EXERCISE DESCRIPTION >>
Look for the line containing "Convert this chart to matplotlib code." and the line containing "comm_c = [0.0, 2.59]"; retype them and all lines between, exactly, and leave out the pictures.

Charts and diagrams as code >>

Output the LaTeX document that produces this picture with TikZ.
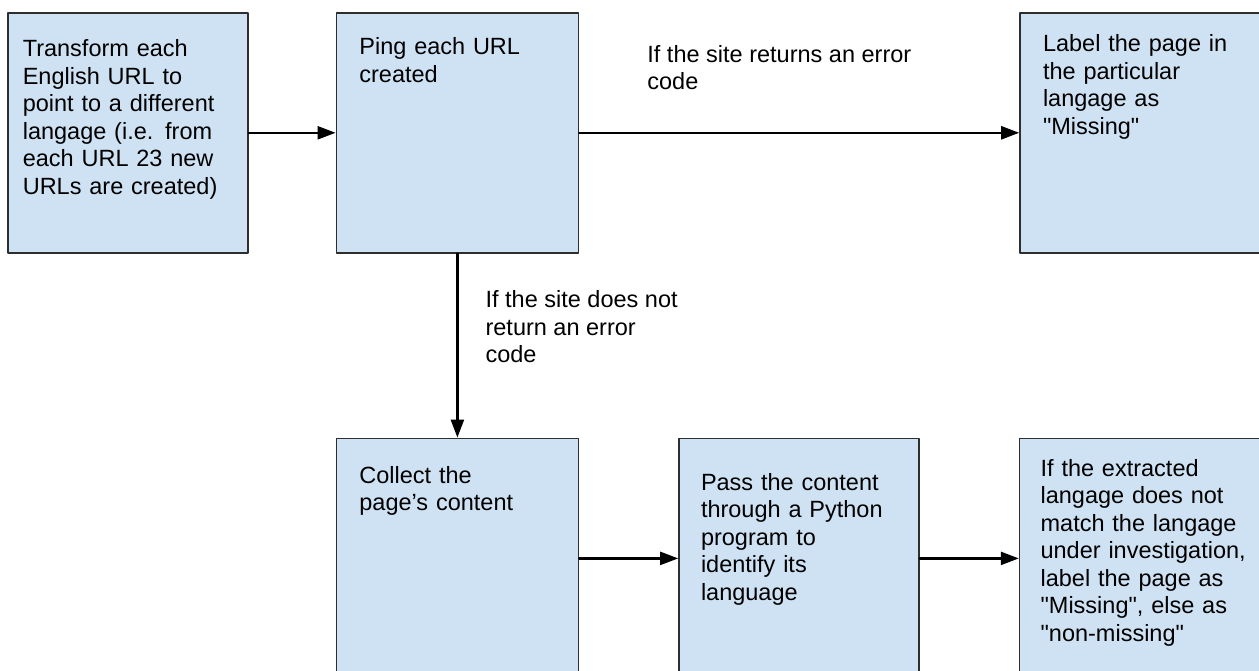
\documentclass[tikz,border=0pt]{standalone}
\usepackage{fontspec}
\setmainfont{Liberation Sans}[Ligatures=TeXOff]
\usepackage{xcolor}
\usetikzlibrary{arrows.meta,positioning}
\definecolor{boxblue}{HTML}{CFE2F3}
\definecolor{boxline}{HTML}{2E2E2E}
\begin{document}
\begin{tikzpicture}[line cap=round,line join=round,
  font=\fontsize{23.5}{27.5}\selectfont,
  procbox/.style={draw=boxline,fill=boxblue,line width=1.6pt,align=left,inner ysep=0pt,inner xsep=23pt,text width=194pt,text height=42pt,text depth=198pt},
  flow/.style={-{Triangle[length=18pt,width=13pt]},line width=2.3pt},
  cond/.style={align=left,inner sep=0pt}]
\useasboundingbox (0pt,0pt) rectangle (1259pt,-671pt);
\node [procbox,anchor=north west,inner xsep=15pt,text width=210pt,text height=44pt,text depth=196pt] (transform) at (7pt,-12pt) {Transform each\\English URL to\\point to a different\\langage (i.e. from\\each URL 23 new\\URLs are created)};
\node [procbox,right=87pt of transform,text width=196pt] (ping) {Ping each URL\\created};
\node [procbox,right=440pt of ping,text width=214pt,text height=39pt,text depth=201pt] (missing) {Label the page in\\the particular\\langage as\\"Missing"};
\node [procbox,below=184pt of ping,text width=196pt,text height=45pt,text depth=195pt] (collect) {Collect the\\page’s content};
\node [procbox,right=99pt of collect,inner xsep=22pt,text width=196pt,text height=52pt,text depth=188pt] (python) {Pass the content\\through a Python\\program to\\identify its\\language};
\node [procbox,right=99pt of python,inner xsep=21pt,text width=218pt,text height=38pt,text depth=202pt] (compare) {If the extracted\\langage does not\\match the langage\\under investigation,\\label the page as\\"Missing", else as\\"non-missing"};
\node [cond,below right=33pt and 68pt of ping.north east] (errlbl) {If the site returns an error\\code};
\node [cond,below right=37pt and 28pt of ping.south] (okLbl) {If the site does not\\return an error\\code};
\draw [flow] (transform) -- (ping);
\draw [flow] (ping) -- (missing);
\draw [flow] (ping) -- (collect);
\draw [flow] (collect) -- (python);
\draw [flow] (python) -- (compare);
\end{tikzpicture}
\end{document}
* * *
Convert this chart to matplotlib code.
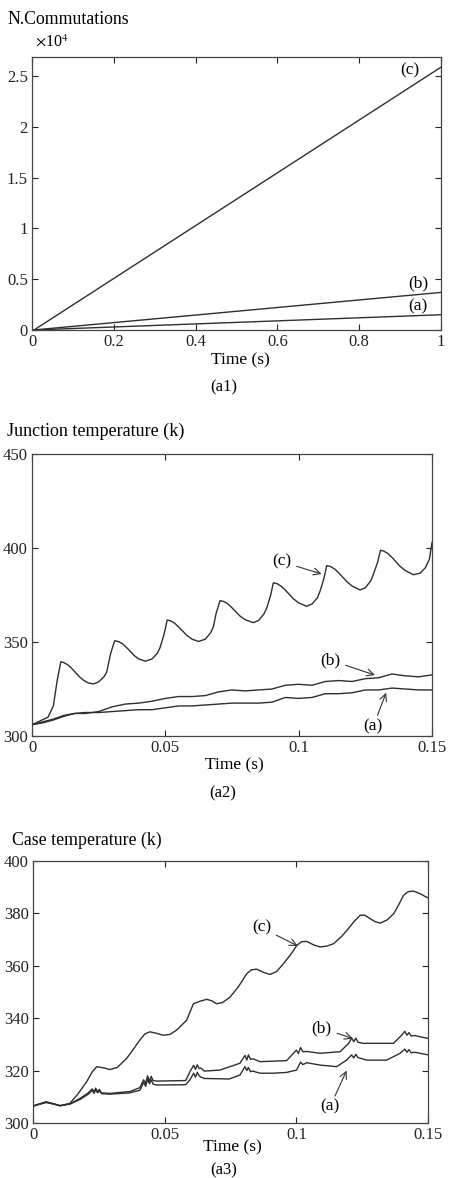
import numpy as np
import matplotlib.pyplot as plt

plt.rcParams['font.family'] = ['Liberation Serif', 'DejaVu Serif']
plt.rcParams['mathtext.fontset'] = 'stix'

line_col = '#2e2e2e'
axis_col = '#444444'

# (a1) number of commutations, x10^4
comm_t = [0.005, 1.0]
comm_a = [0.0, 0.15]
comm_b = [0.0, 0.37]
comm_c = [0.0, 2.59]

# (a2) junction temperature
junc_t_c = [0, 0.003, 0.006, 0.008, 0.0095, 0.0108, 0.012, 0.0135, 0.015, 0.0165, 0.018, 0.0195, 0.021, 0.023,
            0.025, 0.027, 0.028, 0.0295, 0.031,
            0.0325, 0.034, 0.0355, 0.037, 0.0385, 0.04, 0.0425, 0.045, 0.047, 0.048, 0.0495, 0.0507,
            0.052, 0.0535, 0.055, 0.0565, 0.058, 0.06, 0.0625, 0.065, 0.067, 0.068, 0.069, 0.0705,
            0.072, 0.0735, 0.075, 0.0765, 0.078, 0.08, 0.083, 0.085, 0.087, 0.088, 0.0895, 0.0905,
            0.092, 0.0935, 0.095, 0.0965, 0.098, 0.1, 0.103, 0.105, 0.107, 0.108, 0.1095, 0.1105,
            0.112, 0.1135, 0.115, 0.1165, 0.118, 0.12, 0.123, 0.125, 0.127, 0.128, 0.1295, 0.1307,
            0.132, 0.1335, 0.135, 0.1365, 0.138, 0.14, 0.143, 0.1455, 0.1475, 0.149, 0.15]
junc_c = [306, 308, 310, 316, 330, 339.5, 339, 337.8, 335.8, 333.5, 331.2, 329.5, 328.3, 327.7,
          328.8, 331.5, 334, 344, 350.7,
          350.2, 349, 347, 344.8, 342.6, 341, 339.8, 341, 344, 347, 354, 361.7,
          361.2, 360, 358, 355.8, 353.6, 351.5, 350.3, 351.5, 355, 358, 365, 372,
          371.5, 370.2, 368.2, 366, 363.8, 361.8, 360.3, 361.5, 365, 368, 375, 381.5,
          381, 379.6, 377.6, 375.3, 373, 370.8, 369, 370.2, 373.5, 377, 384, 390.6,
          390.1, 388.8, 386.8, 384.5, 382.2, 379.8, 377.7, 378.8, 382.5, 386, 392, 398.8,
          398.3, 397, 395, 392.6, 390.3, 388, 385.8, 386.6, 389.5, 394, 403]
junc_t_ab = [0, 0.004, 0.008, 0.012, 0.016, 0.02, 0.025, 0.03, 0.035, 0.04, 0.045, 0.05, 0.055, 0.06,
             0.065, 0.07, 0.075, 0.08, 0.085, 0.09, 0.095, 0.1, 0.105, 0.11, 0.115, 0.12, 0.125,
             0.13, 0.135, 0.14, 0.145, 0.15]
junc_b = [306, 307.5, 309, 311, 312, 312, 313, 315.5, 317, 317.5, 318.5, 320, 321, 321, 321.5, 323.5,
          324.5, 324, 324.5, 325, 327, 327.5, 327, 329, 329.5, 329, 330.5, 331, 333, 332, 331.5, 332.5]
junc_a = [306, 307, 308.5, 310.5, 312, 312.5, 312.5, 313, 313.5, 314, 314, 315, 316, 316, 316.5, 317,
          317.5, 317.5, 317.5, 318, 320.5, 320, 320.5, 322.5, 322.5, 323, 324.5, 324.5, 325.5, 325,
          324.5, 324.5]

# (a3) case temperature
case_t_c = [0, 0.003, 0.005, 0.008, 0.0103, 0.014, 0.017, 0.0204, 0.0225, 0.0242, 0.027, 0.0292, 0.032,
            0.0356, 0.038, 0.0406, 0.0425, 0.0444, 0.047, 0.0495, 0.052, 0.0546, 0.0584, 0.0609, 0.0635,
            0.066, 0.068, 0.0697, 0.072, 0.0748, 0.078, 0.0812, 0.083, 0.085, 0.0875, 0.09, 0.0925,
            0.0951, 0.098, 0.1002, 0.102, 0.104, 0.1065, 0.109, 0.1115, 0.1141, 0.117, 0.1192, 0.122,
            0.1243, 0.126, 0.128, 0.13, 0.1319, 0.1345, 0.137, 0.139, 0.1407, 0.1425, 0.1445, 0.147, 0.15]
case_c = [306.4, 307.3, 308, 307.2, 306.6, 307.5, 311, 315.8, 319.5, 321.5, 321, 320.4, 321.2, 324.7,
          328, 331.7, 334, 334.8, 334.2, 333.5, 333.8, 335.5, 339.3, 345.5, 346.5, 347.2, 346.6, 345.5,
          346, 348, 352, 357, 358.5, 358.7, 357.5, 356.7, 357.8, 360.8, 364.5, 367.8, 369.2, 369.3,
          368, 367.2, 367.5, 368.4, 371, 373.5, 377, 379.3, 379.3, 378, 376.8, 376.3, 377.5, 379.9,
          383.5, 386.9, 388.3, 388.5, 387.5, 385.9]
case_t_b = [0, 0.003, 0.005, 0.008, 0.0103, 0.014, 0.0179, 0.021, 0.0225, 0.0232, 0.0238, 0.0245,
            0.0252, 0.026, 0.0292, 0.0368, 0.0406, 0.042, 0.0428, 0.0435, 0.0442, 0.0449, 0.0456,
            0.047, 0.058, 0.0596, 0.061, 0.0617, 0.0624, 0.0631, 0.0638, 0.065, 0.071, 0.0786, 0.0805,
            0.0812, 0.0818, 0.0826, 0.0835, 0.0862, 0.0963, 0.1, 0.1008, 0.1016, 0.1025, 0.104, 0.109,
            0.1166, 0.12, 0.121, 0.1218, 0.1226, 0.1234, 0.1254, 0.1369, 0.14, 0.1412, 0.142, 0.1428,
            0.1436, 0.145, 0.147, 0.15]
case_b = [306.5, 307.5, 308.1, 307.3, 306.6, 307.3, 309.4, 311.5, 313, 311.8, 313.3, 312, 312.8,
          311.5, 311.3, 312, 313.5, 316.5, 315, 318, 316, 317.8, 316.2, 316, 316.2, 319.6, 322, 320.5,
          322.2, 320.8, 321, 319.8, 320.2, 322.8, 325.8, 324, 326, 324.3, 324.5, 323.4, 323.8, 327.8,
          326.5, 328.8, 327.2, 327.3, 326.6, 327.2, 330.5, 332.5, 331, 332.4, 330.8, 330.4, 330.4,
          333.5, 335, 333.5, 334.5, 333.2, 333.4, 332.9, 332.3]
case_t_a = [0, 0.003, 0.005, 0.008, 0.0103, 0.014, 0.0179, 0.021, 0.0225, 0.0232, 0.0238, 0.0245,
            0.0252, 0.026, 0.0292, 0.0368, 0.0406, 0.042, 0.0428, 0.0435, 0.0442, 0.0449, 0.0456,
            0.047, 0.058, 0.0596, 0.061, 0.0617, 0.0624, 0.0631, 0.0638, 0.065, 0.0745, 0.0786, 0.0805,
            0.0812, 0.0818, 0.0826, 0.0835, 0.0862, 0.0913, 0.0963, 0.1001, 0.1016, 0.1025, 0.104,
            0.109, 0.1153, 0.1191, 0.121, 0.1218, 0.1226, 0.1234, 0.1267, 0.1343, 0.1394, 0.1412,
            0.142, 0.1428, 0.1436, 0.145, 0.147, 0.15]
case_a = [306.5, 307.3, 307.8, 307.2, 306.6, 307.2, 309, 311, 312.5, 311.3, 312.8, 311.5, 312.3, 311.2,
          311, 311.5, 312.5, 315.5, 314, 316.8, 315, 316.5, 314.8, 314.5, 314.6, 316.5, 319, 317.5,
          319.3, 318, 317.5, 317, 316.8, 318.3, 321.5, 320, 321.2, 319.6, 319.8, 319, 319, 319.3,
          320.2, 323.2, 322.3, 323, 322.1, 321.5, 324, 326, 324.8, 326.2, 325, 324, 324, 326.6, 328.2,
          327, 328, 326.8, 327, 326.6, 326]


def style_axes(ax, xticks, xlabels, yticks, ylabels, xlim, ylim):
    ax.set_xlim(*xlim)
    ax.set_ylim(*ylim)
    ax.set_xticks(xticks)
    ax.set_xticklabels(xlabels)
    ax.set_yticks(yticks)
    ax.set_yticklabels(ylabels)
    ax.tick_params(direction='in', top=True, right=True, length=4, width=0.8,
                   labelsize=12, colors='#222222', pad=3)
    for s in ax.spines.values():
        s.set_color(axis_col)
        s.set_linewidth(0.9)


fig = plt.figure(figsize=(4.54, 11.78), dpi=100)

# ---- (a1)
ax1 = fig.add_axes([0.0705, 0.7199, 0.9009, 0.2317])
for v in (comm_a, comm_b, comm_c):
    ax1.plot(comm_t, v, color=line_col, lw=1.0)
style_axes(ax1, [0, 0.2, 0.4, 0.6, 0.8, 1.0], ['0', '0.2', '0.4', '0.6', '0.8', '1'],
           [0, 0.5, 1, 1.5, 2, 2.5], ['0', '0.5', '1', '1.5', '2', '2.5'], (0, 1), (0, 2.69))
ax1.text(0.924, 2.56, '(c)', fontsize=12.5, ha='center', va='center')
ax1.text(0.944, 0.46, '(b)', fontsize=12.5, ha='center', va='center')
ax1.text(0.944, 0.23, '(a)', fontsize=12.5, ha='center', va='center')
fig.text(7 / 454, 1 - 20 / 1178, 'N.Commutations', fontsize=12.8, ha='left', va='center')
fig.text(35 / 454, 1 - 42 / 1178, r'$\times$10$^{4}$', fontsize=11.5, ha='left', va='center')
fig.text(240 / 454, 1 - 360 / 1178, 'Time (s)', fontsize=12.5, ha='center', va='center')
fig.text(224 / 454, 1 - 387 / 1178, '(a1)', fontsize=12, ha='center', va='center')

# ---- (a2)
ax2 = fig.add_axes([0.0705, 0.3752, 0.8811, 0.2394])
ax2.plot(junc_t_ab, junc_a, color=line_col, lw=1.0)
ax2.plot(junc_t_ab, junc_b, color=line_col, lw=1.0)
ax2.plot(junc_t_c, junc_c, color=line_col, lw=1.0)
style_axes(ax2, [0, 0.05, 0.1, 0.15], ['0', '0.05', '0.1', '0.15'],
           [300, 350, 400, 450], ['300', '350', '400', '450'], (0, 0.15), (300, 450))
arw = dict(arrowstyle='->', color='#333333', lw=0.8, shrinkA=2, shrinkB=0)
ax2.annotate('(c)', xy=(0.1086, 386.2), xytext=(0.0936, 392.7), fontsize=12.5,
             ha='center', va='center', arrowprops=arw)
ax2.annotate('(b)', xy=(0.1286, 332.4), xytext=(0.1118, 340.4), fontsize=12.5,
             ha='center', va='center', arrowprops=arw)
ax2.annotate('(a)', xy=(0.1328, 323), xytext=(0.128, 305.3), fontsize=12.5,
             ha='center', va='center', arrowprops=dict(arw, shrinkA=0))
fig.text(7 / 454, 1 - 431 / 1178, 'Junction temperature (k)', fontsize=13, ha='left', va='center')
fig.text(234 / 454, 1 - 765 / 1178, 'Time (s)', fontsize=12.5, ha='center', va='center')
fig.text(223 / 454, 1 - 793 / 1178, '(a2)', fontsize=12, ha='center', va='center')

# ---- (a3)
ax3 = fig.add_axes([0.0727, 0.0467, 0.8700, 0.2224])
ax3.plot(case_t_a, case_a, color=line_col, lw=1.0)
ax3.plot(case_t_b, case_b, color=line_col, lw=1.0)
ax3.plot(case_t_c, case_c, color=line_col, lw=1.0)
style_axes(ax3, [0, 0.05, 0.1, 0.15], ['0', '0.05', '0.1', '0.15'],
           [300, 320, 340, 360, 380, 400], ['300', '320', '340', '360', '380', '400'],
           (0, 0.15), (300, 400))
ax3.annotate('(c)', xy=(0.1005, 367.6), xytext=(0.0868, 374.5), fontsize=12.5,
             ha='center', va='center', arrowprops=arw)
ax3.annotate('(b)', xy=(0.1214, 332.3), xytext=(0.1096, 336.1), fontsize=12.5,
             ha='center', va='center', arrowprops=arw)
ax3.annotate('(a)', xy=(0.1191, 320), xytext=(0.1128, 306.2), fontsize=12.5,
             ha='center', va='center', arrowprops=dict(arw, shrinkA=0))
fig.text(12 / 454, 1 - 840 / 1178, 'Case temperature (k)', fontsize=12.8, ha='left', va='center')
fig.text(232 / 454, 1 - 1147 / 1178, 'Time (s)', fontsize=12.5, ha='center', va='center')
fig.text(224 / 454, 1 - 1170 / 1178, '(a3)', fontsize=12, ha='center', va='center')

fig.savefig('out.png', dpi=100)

WRITTEN SOLUTION >>
Convert this chart to matplotlib code.
import numpy as np
import matplotlib.pyplot as plt

plt.rcParams['font.family'] = ['Liberation Serif', 'DejaVu Serif']
plt.rcParams['mathtext.fontset'] = 'stix'

line_col = '#2e2e2e'
axis_col = '#444444'

# (a1) number of commutations, x10^4
comm_t = [0.005, 1.0]
comm_a = [0.0, 0.15]
comm_b = [0.0, 0.37]
comm_c = [0.0, 2.59]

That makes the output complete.